Doch wozu eigentlich dieses Beharren auf Fragen der Ästhetik? Zu Recht konstatiert Dankemeyer bereits in ihrem »Vorspiel«, dass Adorno vor allem ein materialistischer Gesellschaftstheoretiker sei, dessen Denken »sachgemäß in eine ›innermarxistische Diskussion‹ gehört«, wobei »der ›Streit um Theorie und Praxis‹ nicht aufhören darf, bis er eben aufhören kann«. Auch das Versprechen der Kunst kann in dieser unfreien Gesellschaft nicht eingelöst werden, eine Veränderung der Welt zum Besseren bleibt Aufgabe politischer Praxis. Aber genau hier kommt - wie Dankemeyer im letzten Abschnitt des Buches zeigt - die Erotik der Ohren abermals ins Spiel, denn die akustischen Leidenschaften halten das Bewusstsein wach und offen für das, was in solcher Praxis unter keinen Umständen vergessen werden darf: »Uneingeschränkte Humanität kann nicht nur aufgeklärte Rechtspersonen und zivilisierte Vernunftwesen erfassen, sondern dürfte auch deren leibhaftige Verletzbarkeit nicht vergessen und müsste auch den enthusiastischen Phantasten ihre Stelle im menschlichen Geist freihalten.
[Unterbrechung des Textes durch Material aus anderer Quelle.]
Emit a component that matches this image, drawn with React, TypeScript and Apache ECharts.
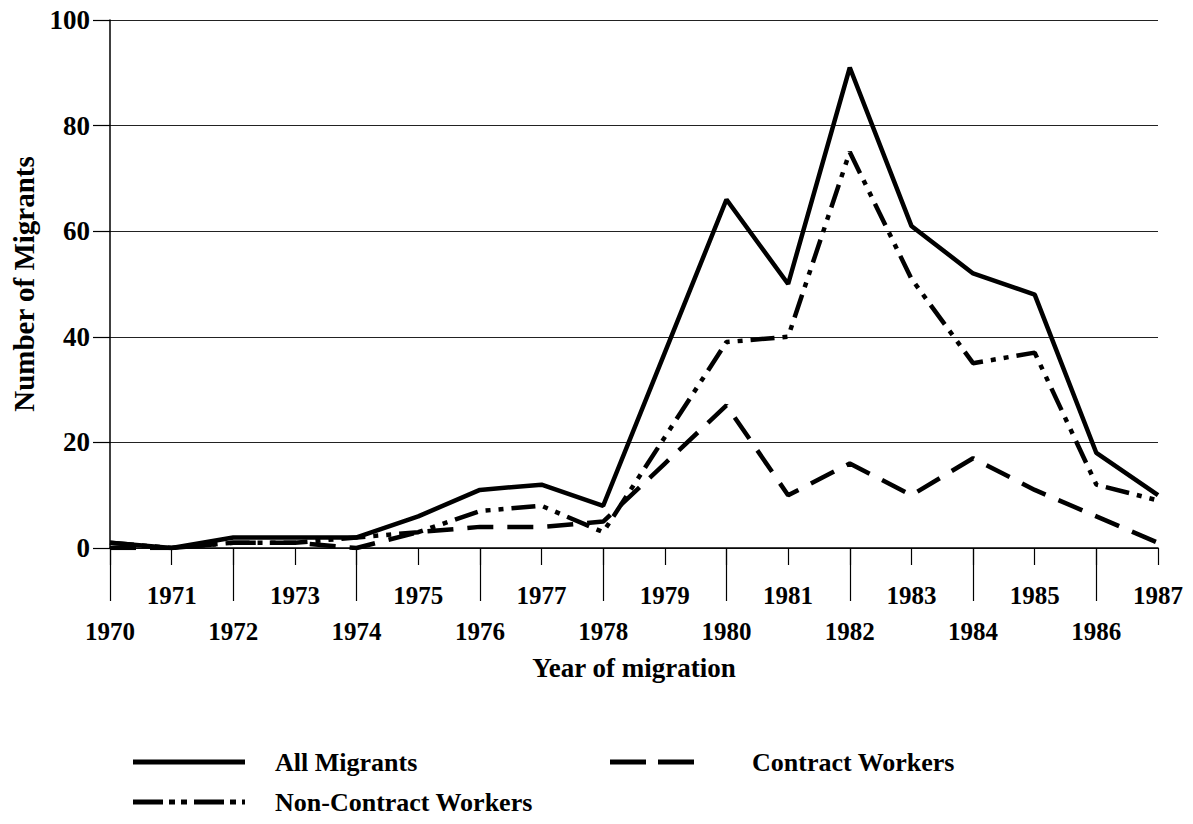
import React, { useEffect, useRef } from "react";
import * as echarts from "echarts";

const years = ["1970","1971","1972","1973","1974","1975","1976","1977","1978","1979","1980","1981","1982","1983","1984","1985","1986","1987"];
const allMigrants = [1, 0, 2, 2, 2, 6, 11, 12, 8, 37, 66, 50, 91, 61, 52, 48, 18, 10];
const contractWorkers = [0, 0, 1, 1, 0, 3, 4, 4, 5, 16, 27, 10, 16, 10, 17, 11, 6, 1];
const nonContractWorkers = [1, 0, 1, 1, 2, 3, 7, 8, 3, 21, 39, 40, 75, 51, 35, 37, 12, 9];

const FONT = "'Liberation Serif', 'Times New Roman', serif";
const textBase = { fontFamily: FONT, fontWeight: "bold" as const, color: "#000" };

export default function App() {
  const ref = useRef<HTMLDivElement>(null);
  useEffect(() => {
    if (!ref.current) return;
    const chart = echarts.init(ref.current, null, { renderer: "svg" });
    chart.setOption({
      animation: false,
      backgroundColor: "#fff",
      grid: { left: 110, right: 35, top: 20, bottom: 276, containLabel: false },
      xAxis: [
        {
          type: "category",
          data: years,
          boundaryGap: false,
          position: "bottom",
          axisLine: { show: true, lineStyle: { color: "#000", width: 1.5 } },
          axisTick: { show: true, interval: 0, length: 17, lineStyle: { color: "#000", width: 1.2 } },
          axisLabel: { ...textBase, fontSize: 25, interval: (i: number) => i % 2 === 1, margin: 35 },
          splitLine: { show: false },
        },
        {
          type: "category",
          data: years,
          boundaryGap: false,
          position: "bottom",
          axisLine: { show: false },
          axisTick: { show: true, interval: (i: number) => i % 2 === 0, length: 53, lineStyle: { color: "#000", width: 1.2 } },
          axisLabel: { ...textBase, fontSize: 25, interval: (i: number) => i % 2 === 0, margin: 71 },
          splitLine: { show: false },
          name: "Year of migration",
          nameLocation: "middle",
          nameGap: 106,
          nameTextStyle: { ...textBase, fontSize: 27 },
        },
      ],
      yAxis: {
        type: "value",
        min: 0,
        max: 100,
        interval: 20,
        axisLine: { show: true, lineStyle: { color: "#000", width: 1.5 } },
        axisTick: { show: true, length: 17, lineStyle: { color: "#000", width: 1.2 } },
        axisLabel: { ...textBase, fontSize: 27, margin: 20 },
        splitLine: { show: true, lineStyle: { color: "#222", width: 1.2 } },
        name: "Number of Migrants",
        nameLocation: "middle",
        nameGap: 70,
        nameTextStyle: { ...textBase, fontSize: 29 },
      },
      series: [
        {
          name: "All Migrants",
          type: "line",
          data: allMigrants,
          showSymbol: false,
          lineStyle: { color: "#000", width: 4.5, type: "solid" },
          z: 3,
        },
        {
          name: "Contract Workers",
          type: "line",
          data: contractWorkers,
          showSymbol: false,
          lineStyle: { color: "#000", width: 4.5, type: [26, 14] },
          z: 2,
        },
        {
          name: "Non-Contract Workers",
          type: "line",
          data: nonContractWorkers,
          showSymbol: false,
          lineStyle: { color: "#000", width: 4.5, type: [24, 8, 5, 8, 5, 8] },
          z: 2,
        },
      ],
      graphic: [
        { type: "line", shape: { x1: 133, y1: 762, x2: 245, y2: 762 }, style: { stroke: "#000", lineWidth: 5 } },
        { type: "text", left: 275, top: 749, style: { text: "All Migrants", font: `bold 26px ${FONT}`, fill: "#000" } },
        { type: "line", shape: { x1: 610, y1: 762, x2: 705, y2: 762 }, style: { stroke: "#000", lineWidth: 5, lineDash: [36, 12] } },
        { type: "text", left: 752, top: 749, style: { text: "Contract Workers", font: `bold 26px ${FONT}`, fill: "#000" } },
        { type: "line", shape: { x1: 133, y1: 802, x2: 245, y2: 802 }, style: { stroke: "#000", lineWidth: 5, lineDash: [30, 6, 6, 6, 6, 7] } },
        { type: "text", left: 275, top: 789, style: { text: "Non-Contract Workers", font: `bold 26px ${FONT}`, fill: "#000" } },
      ],
    });
    return () => chart.dispose();
  }, []);
  return <div ref={ref} style={{ position: "fixed", left: 0, top: 0, width: 1193, height: 824 }} />;
}
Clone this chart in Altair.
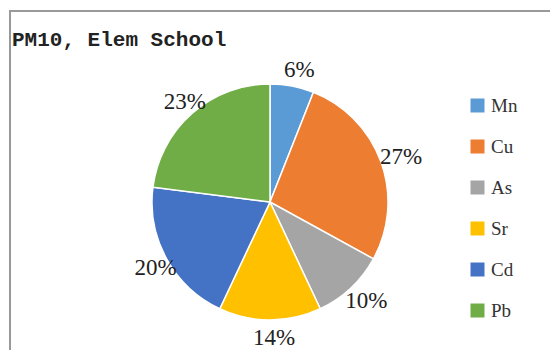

Im ›zivilisiert Natürlichen‹, im sprachlichen Vorstellungsvermögen, würden die Triebe weder gegängelt noch entfesselt, sondern aus Freiheit geformt.«

In der Lebensrealität der verwalteten Welt, der die Hoffnung auf eine in diesem Sinne bessere, schönere Gesellschaft zunehmend abhandenkommt, wird ein Denken, das solchen Wünschen die Treue hält, zur »Geheimwissenschaft«. Das adäquate Wahrnehmungsorgan für die verdrängten Begierden und Wünsche ist aber vielleicht weniger das Auge, das durch den Zivilisationsprozess hindurch zunehmend zum registrierenden, kategorisierenden, musternden Sinn wurde. Vom Hören erwartet man solch aktive Selbstbeherrschung nicht, ihm verzeiht man die nachsinnende, versunkene Passivität. Darum setzt die Geheimwissenschaft von der befreiten Gesellschaft auf die Sphäre der Akustik. In dieser Sphäre können sich Regungen einen Ausdruck verschaffen, die das fantasielose Alltagsbewusstsein allzu oft vergisst, denn »wie die Musik geben auch Bücher das Versprechen erfüllter Zeit - wer sich ihnen zuwendet, kann einsam, lautlos und unbewegt dasitzen und sich doch heimlich in bester Gesellschaft befinden und tief bewegt sein, ohne dass von der inneren Aufgewühltheit mehr als ein erstauntes Stöhnen oder ein zustimmendes Seufzen nach außen dringt. Hören und Lesen versammeln in sich verwandte paraerotische Verhaltensweisen; Neugier als Lust auf bisher Unbekanntes, die freie Verfügung und Verschwendung der eigenen Lebenszeit an fremde Worte, Gesten, Gebärden.«

Treffende Worte - auch und gerade für unschöne Zustände - sind im Denken die schönen Stellen, sie haben etwas Musikalisches. Dass nicht nur Adornos Texte diese musikalische Seite haben, sondern jedes kritische Denken sie haben sollte, daran erinnert auf beeindruckende Weise Iris Dankemeyers »Erotik des Ohrs«.

Iris Dankemeyer: Die Erotik des Ohrs. Musikalische Erfahrung und Emanzipation nach Adorno. Edition Tiamat, 408 S., br., 30 €.